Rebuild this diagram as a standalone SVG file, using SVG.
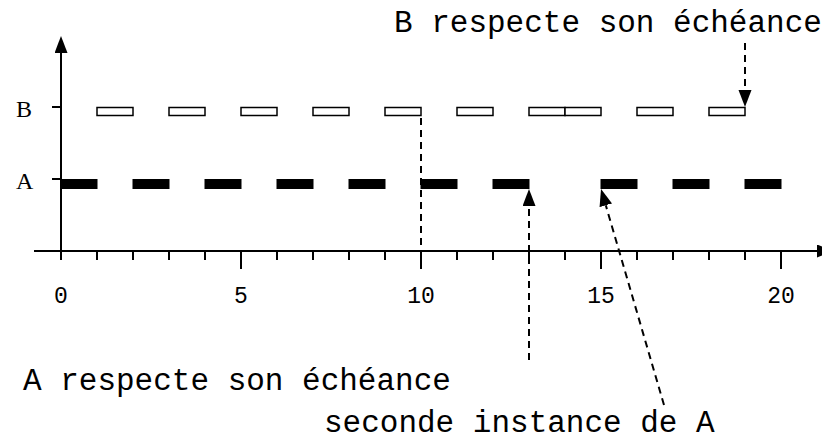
<svg xmlns="http://www.w3.org/2000/svg" width="822" height="440" viewBox="0 0 822 440">
  <style>
    .axis { stroke: #000; stroke-width: 2; fill: none; }
    .tick { stroke: #000; stroke-width: 2; }
    .job-a { fill: #000; }
    .job-b { fill: #fff; stroke: #000; stroke-width: 1.5; }
    .dash { stroke: #000; stroke-width: 2; stroke-dasharray: 7 5; fill: none; }
    .mono { font-family: "Liberation Mono", "Courier New", monospace; fill: #000; }
    .lbl { font-size: 31px; }
    .num { font-size: 23px; text-anchor: middle; }
    .row { font-family: "Liberation Serif", "Times New Roman", serif; font-size: 24px; fill: #000; }
  </style>
  <defs>
    <marker id="head" markerUnits="userSpaceOnUse" markerWidth="18" markerHeight="14" refX="0" refY="6.5" orient="auto">
      <path d="M0,0 L17,6.5 L0,13 z" fill="#000" stroke="none"/>
    </marker>
  </defs>
  <rect width="822" height="440" fill="#fff"/>

  <!-- time axis and row axis -->
  <g id="axes">
    <line class="axis" x1="61" y1="260" x2="61" y2="53" marker-end="url(#head)"/>
    <line class="axis" x1="34" y1="251" x2="817" y2="251" marker-end="url(#head)"/>
    <!-- row ticks -->
    <line class="tick" x1="52" y1="107" x2="61" y2="107"/>
    <line class="tick" x1="52" y1="179" x2="61" y2="179"/>
    <!-- unit ticks, long every 5 units -->
    <path class="tick" d="M97,251V260 M133,251V260 M169,251V260 M205,251V260 M241,251V269 M277,251V260 M313,251V260 M349,251V260 M385,251V260 M421,251V269 M457,251V260 M493,251V260 M529,251V260 M565,251V260 M601,251V269 M637,251V260 M673,251V260 M709,251V260 M745,251V260 M781,251V269"/>
    <text class="mono num" x="61" y="303">0</text>
    <text class="mono num" x="241" y="303">5</text>
    <text class="mono num" x="421" y="303">10</text>
    <text class="mono num" x="601" y="303">15</text>
    <text class="mono num" x="781" y="303">20</text>
    <text class="row" x="16" y="117">B</text>
    <text class="row" x="16" y="189">A</text>
  </g>

  <!-- task B: hollow execution slots -->
  <g id="task-b">
    <rect class="job-b" x="97" y="107.5" width="36" height="8"/>
    <rect class="job-b" x="169" y="107.5" width="36" height="8"/>
    <rect class="job-b" x="241" y="107.5" width="36" height="8"/>
    <rect class="job-b" x="313" y="107.5" width="36" height="8"/>
    <rect class="job-b" x="385" y="107.5" width="36" height="8"/>
    <rect class="job-b" x="457" y="107.5" width="36" height="8"/>
    <rect class="job-b" x="529" y="107.5" width="36" height="8"/>
    <rect class="job-b" x="565" y="107.5" width="36" height="8"/>
    <rect class="job-b" x="637" y="107.5" width="36" height="8"/>
    <rect class="job-b" x="709" y="107.5" width="36" height="8"/>
  </g>

  <!-- task A: filled execution slots -->
  <g id="task-a">
    <rect class="job-a" x="61" y="179" width="36.5" height="10"/>
    <rect class="job-a" x="132.5" y="179" width="37" height="10"/>
    <rect class="job-a" x="204.5" y="179" width="37" height="10"/>
    <rect class="job-a" x="276.5" y="179" width="37" height="10"/>
    <rect class="job-a" x="348.5" y="179" width="37" height="10"/>
    <rect class="job-a" x="420.5" y="179" width="37" height="10"/>
    <rect class="job-a" x="492.5" y="179" width="37" height="10"/>
    <rect class="job-a" x="600.5" y="179" width="37" height="10"/>
    <rect class="job-a" x="672.5" y="179" width="37" height="10"/>
    <rect class="job-a" x="744.5" y="179" width="37" height="10"/>
  </g>

  <!-- annotations -->
  <g id="note-b">
    <text class="mono lbl" x="394" y="32">B respecte son échéance</text>
  </g>
  <g id="note-a">
    <text class="mono lbl" x="23" y="390">A respecte son échéance</text>
  </g>
  <g id="note-second">
    <text class="mono lbl" x="324" y="432">seconde instance de A</text>
  </g>

  <g id="connectors">
    <line class="dash" x1="421" y1="118" x2="421" y2="268"/>
    <line class="dash" x1="745" y1="43" x2="745" y2="90" marker-end="url(#head)"/>
    <line class="dash" x1="529" y1="360" x2="529" y2="206" marker-end="url(#head)"/>
    <line class="dash" x1="664" y1="405" x2="605.8" y2="205.3" marker-end="url(#head)"/>
  </g>
</svg>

•••

• What is being asked
Skip the pictures, then retype every line above exactly.

• Written solution
Rebuild this diagram as a standalone SVG file, using SVG.
<svg xmlns="http://www.w3.org/2000/svg" width="822" height="440" viewBox="0 0 822 440">
  <style>
    .axis { stroke: #000; stroke-width: 2; fill: none; }
    .tick { stroke: #000; stroke-width: 2; }
    .job-a { fill: #000; }
    .job-b { fill: #fff; stroke: #000; stroke-width: 1.5; }
    .dash { stroke: #000; stroke-width: 2; stroke-dasharray: 7 5; fill: none; }
    .mono { font-family: "Liberation Mono", "Courier New", monospace; fill: #000; }
    .lbl { font-size: 31px; }
    .num { font-size: 23px; text-anchor: middle; }
    .row { font-family: "Liberation Serif", "Times New Roman", serif; font-size: 24px; fill: #000; }
  </style>
  <defs>
    <marker id="head" markerUnits="userSpaceOnUse" markerWidth="18" markerHeight="14" refX="0" refY="6.5" orient="auto">
      <path d="M0,0 L17,6.5 L0,13 z" fill="#000" stroke="none"/>
    </marker>
  </defs>
  <rect width="822" height="440" fill="#fff"/>

  <!-- time axis and row axis -->
  <g id="axes">
    <line class="axis" x1="61" y1="260" x2="61" y2="53" marker-end="url(#head)"/>
    <line class="axis" x1="34" y1="251" x2="817" y2="251" marker-end="url(#head)"/>
    <!-- row ticks -->
    <line class="tick" x1="52" y1="107" x2="61" y2="107"/>
    <line class="tick" x1="52" y1="179" x2="61" y2="179"/>
    <!-- unit ticks, long every 5 units -->
    <path class="tick" d="M97,251V260 M133,251V260 M169,251V260 M205,251V260 M241,251V269 M277,251V260 M313,251V260 M349,251V260 M385,251V260 M421,251V269 M457,251V260 M493,251V260 M529,251V260 M565,251V260 M601,251V269 M637,251V260 M673,251V260 M709,251V260 M745,251V260 M781,251V269"/>
    <text class="mono num" x="61" y="303">0</text>
    <text class="mono num" x="241" y="303">5</text>
    <text class="mono num" x="421" y="303">10</text>
    <text class="mono num" x="601" y="303">15</text>
    <text class="mono num" x="781" y="303">20</text>
    <text class="row" x="16" y="117">B</text>
    <text class="row" x="16" y="189">A</text>
  </g>

  <!-- task B: hollow execution slots -->
  <g id="task-b">
    <rect class="job-b" x="97" y="107.5" width="36" height="8"/>
    <rect class="job-b" x="169" y="107.5" width="36" height="8"/>
    <rect class="job-b" x="241" y="107.5" width="36" height="8"/>
    <rect class="job-b" x="313" y="107.5" width="36" height="8"/>
    <rect class="job-b" x="385" y="107.5" width="36" height="8"/>
    <rect class="job-b" x="457" y="107.5" width="36" height="8"/>
    <rect class="job-b" x="529" y="107.5" width="36" height="8"/>
    <rect class="job-b" x="565" y="107.5" width="36" height="8"/>
    <rect class="job-b" x="637" y="107.5" width="36" height="8"/>
    <rect class="job-b" x="709" y="107.5" width="36" height="8"/>
  </g>

  <!-- task A: filled execution slots -->
  <g id="task-a">
    <rect class="job-a" x="61" y="179" width="36.5" height="10"/>
    <rect class="job-a" x="132.5" y="179" width="37" height="10"/>
    <rect class="job-a" x="204.5" y="179" width="37" height="10"/>
    <rect class="job-a" x="276.5" y="179" width="37" height="10"/>
    <rect class="job-a" x="348.5" y="179" width="37" height="10"/>
    <rect class="job-a" x="420.5" y="179" width="37" height="10"/>
    <rect class="job-a" x="492.5" y="179" width="37" height="10"/>
    <rect class="job-a" x="600.5" y="179" width="37" height="10"/>
    <rect class="job-a" x="672.5" y="179" width="37" height="10"/>
    <rect class="job-a" x="744.5" y="179" width="37" height="10"/>
  </g>

  <!-- annotations -->
  <g id="note-b">
    <text class="mono lbl" x="394" y="32">B respecte son échéance</text>
  </g>
  <g id="note-a">
    <text class="mono lbl" x="23" y="390">A respecte son échéance</text>
  </g>
  <g id="note-second">
    <text class="mono lbl" x="324" y="432">seconde instance de A</text>
  </g>

  <g id="connectors">
    <line class="dash" x1="421" y1="118" x2="421" y2="268"/>
    <line class="dash" x1="745" y1="43" x2="745" y2="90" marker-end="url(#head)"/>
    <line class="dash" x1="529" y1="360" x2="529" y2="206" marker-end="url(#head)"/>
    <line class="dash" x1="664" y1="405" x2="605.8" y2="205.3" marker-end="url(#head)"/>
  </g>
</svg>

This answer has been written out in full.